John Dickerson, Seyed Esmaeili, Jamie H. Morgenstern, Claire Jie Zhang

Abstract

The remarkable attention which fair clustering has received in the last few years has resulted in a significant number of different notions of fairness. Despite the fact that these notions are well-justified, they are often motivated and studied in a disjoint manner where one fairness desideratum is considered exclusively in isolation from the others. This leaves the understanding of the relations between different fairness notions as an important open problem in fair clustering. In this paper, we take the first step in this direction. Specifically, we consider the two most prominent demographic representation fairness notions in clustering: (1) Group Fairness ($\textbf{GF}$), where the different demographic groups are supposed to have close to population-level representation in each cluster and (2) Diversity in Center Selection ($\textbf{DS}$), where the selected centers are supposed to have close to population-level representation of each group.

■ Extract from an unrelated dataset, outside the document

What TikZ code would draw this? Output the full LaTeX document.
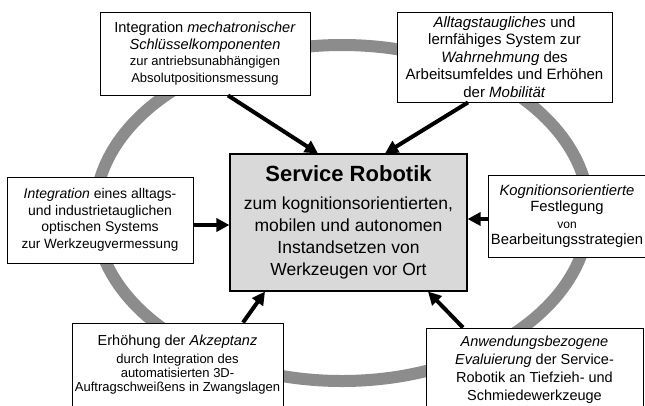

We show that given a constant approximation algorithm for one constraint ($\textbf{GF}$ or $\textbf{DS}$ only) we can obtain a constant approximation solution that satisfies both constraints simultaneously. Interestingly, we prove that any given solution that satisfies the $\textbf{GF}$ constraint can always be post-processed at a bounded degradation to the clustering cost to additionally satisfy the $\textbf{DS}$ constraint while the same statement is not true given a solution that satisfies $\textbf{DS}$ instead. Furthermore, we show that both $\textbf{GF}$ and $\textbf{DS}$ are incompatible (having an empty feasibility set in the worst case) with a collection of other distance-based fairness notions. Finally, we carry experiments to validate our theoretical findings.